At the risk of forgetting someone, an inevitable failure I confess in advance, I can’t recall a single step along the ULURP trail where Linda Heimer, Judy Buck, Matthew Katz, Sherie Helstien, Ellen Polivy and Christina Delfico weren’t there.
They brought data, calculations about barging and parking, worries over pollution and news, presenting again and again with smarts that got attention.
Larry Parnes, a resident and former Commission employee, served as an expert advisor, and he sported a tie with a graphic diagram of the ULURP.
You’d never have thought such a thing existed, but that’s how Roosevelt Island does things.
Yes, I was there too, but I was getting paid. They weren’t. RICC leaders traveled all over town, prepared and presented on their own time.
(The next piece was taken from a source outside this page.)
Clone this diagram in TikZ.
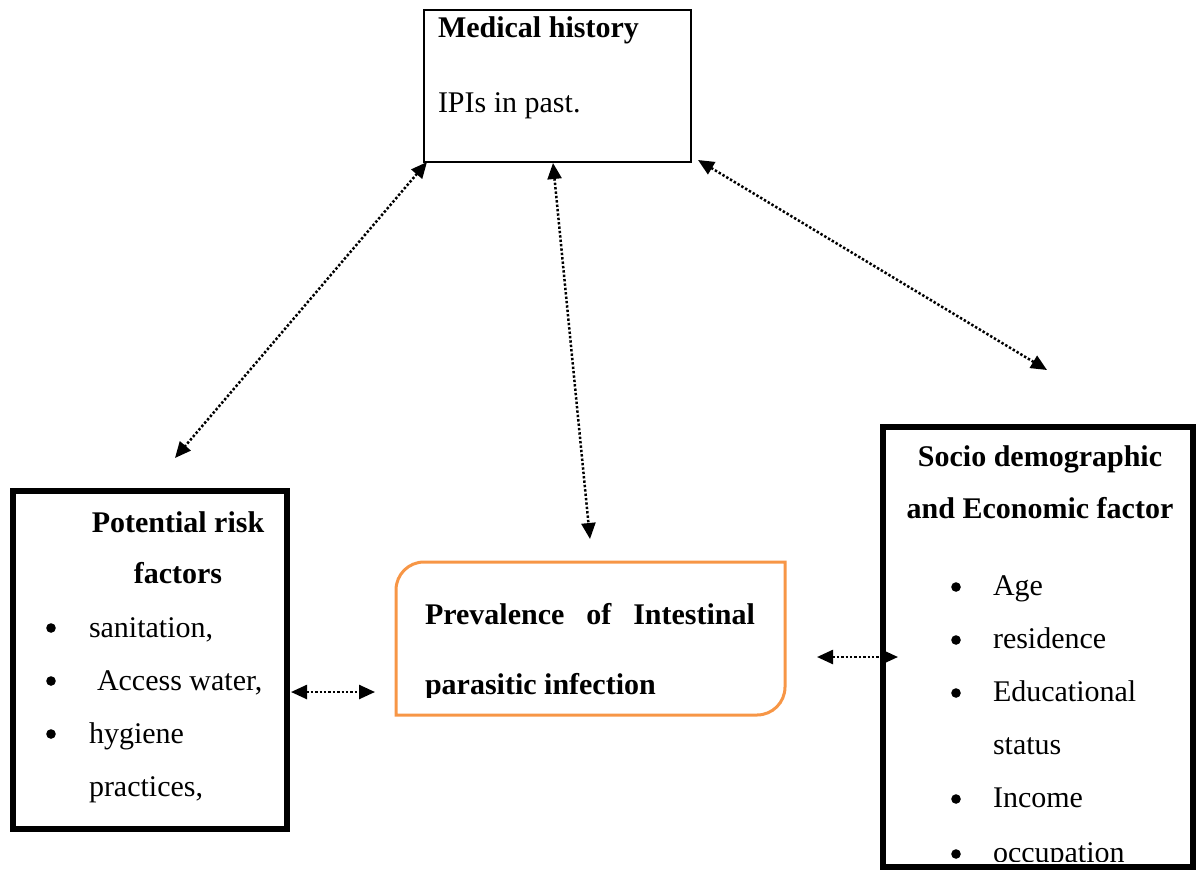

At the end of the ULURP, Cornell Tech’s final approval, announced by Lappin and City Council President Christine Quinn, flanked by RICC members, in City Hall Park, included an interlocking set of agreements between the RICC and the school that guided the merging of Cornell into the community, reaching well beyond the campus gates and into the future.
It wasn’t and still isn’t perfect, but the RICC showed the community what a determined group could do, even faced with challenges as large as one of New York City’s biggest initiatives in decades.
On July 17th, 2017, they and Cornell Tech opened the campus gates with the first tangible step in a triumph.
A Personal Coda…
For me, as a reporter, the final stop along the ULURP brought my role in opening Cornell Tech to a conclusion.
An article I submitted and worked through with the proofers ended up printed with major changes. These came without any warning and certainly without my approval.
Scoring points with or for the RICC, an editor doctored the article in ways that made it both dishonest and inaccurate. It was so offensive, I asked to have my byline removed.
Unfortunately, it was too late, but I refused to report on Cornell Tech or the RICC from then on. Politics and personal relations should have no bearing on what the facts really are.
And the funny thing is, the RICC did such a great job, they didn’t need artificial support. But such was how that game got played, back then.